I generally tend to view servitors as a magical equivalent of a background program - something that - once launched/set up - you can basically forget about, although having said that, if some event occurrs which I have decided to interpret as a 'sign' of that servitors' activity, I focus on the servitor momentarily and say "thank you". I've had a 'book finding' servitor active for about 10-11 years now. So t'other day, popping into a bookshop just on the offchance of finding something worthwhile, I found myself thinking "There was something I thought I'd be interesting to read - what was it ... oh yes, the Hatha Yoga Pradipika. Now do they have a copy? Oh yes. Oh, it's a heavily commented edition. Don't want that one. Let's see if I can find an edition where it's just Sanskrit-English." After hunting around for about an hour I found a very slim volume which was just what I wanted. Now, both the initial "prompt" (me remembering a book I wanted to read) and the event of "finding" exactly the edition I wanted, I attribute to the activity of the book-finding servitor. This increases my 'confidence' in the servitor's ability to do its job. Just as an aside, the servitor seems to function most effectively when I am just browsing on the offchance (i.e. I'm in a 'drift' frame of mind) - if I'm actively seeking a particular title, I find that it's not much help.

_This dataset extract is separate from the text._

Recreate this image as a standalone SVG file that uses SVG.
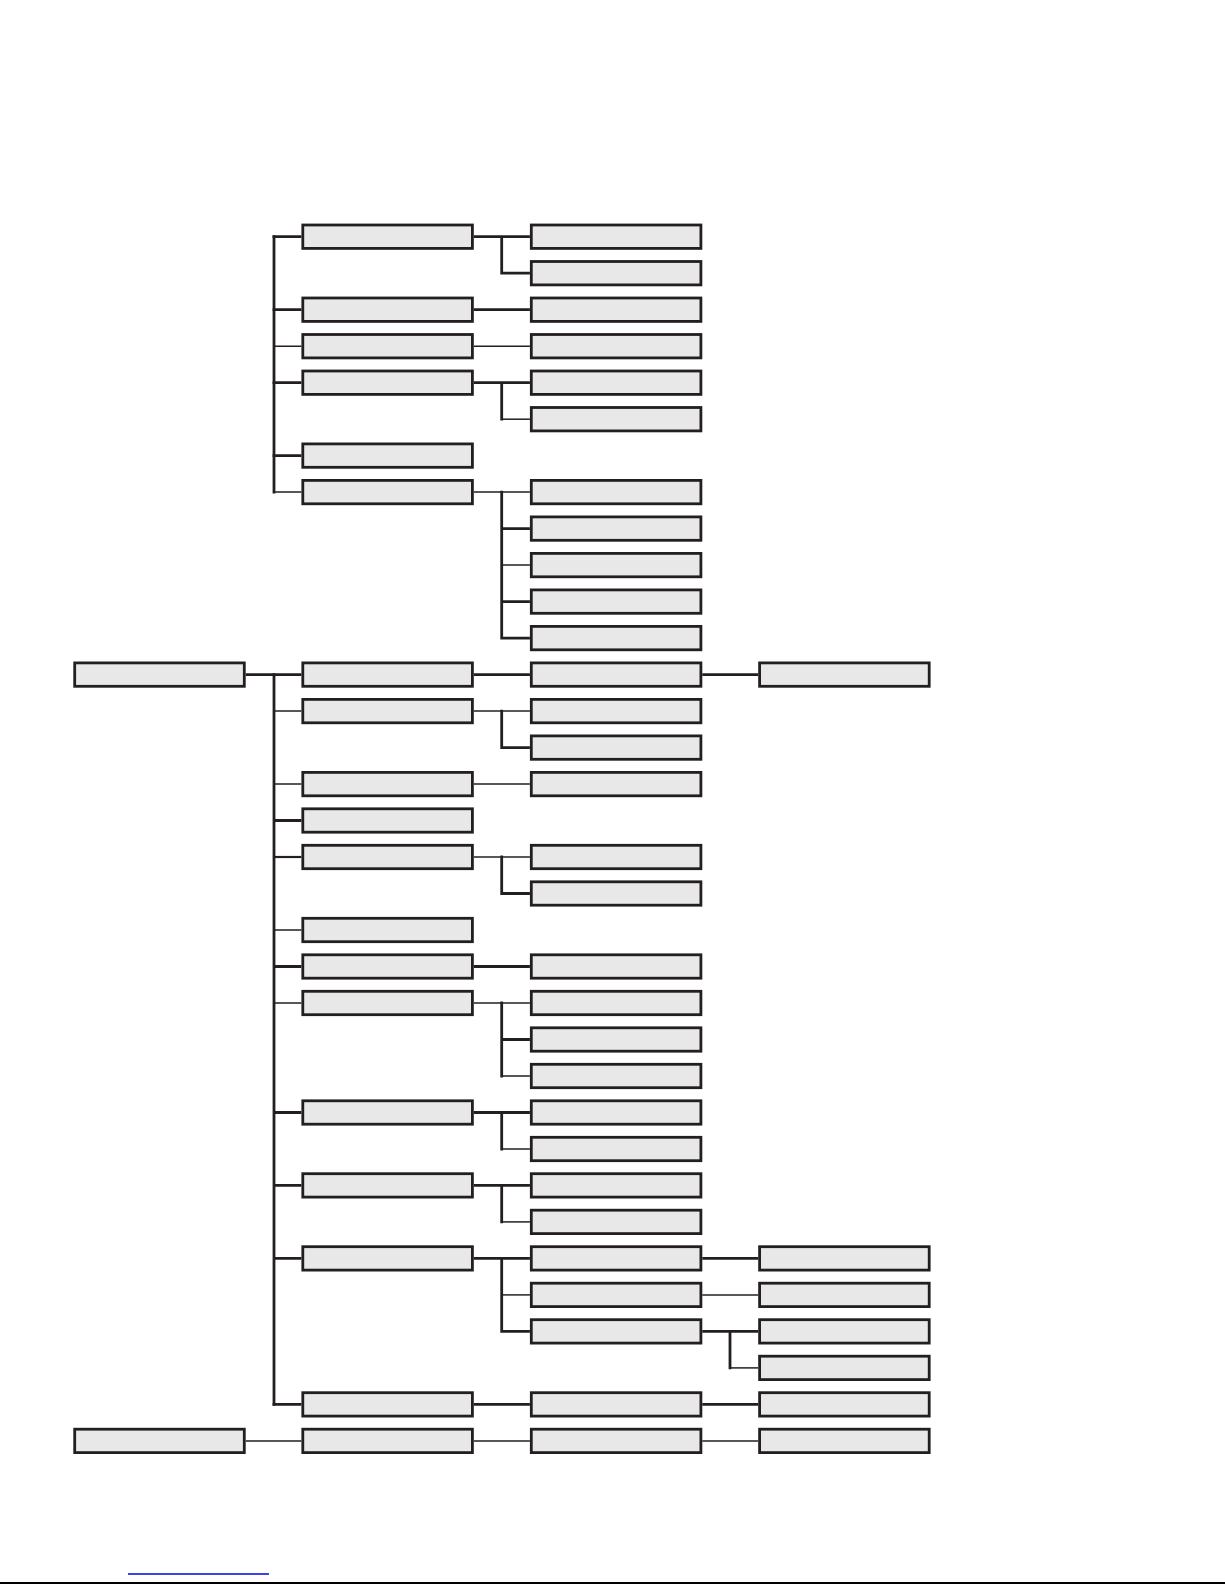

What have I done here? I've taken an intention - "finding books" and decided to identify a bunch of criteria/events associated with that with the activity of an "autonomous" 'entity' which is little more than a name, a visualised image, and some associated behaviours that I carry out when I decide that the "servitor" has been effective. I don't consider it 'sentient' any more than I think of the FTP client on my desktop as being 'sentient', but equally, I consider it to be autonomous from me in much the same way that I'd consider a desktop application I'd written to be autonomous.

Now, if I share the script for that servitor, then anyone who wants to make the identification between it and "finding books" can do so, and we assume that the more people use it, the more effective at carrying out its instructions the "entity"* becomes. However, unless people let me know that they've been using it, there's no way that I can know this.

When I've been involved with creating group servitors, there's usually been some kind of means of collecting feedback on people's individual experiences with the servitor concerned - usually with the effect that striking successes are 'talked up' as 'proof' of the servitors' effectiveness, whilst 'failures' get quietly ignored. Admittedly, I've done this with my own servitors as well. So for group servitors, there's a process of selective attribution of meaning/significance going on amongst participants, which, IMO contributes to the overall experience.

* Thinking of the servitor as an independent entity can be of course, merely an ideational "convenience".
 
 
Princess
19:24 / 24.01.07
Yeah, the process of making them was vaguely formal. Insofar as I cast some semblance of a circle and then did some thing sufficently ritualistic inside it. After that though, the relationships tended to become conversational in nature. Often they would be tied to a pendant or an action, so they could be "summoned" by me. So much of it played into my fantasies of being special and different and I think having a special secret invisible friend who would be my slave and help me rule the world was a bit of an incentive to create the experience of having a servitor.

To be completely honest, I was the worst kind of _sTaRcHiLdKaOsWiKan!23_ on the planet at the time, so there is every chance that it was my n00bishness and lack of focus. There may well be a real servitors out there right now and my experience only goes to prove how suck-ass I was at making them. I was not, by any standard I'd use now, a practicioner. So maybe my POV is less than helpful in this thread.

Of the few successes I did have with them, they did tend to be with the one-shot, single use servitors. Typical stuff was astral alarm clocks and dream remembering. But with both those examples it could quite clearly be just a matter of self-suggestion before bed time.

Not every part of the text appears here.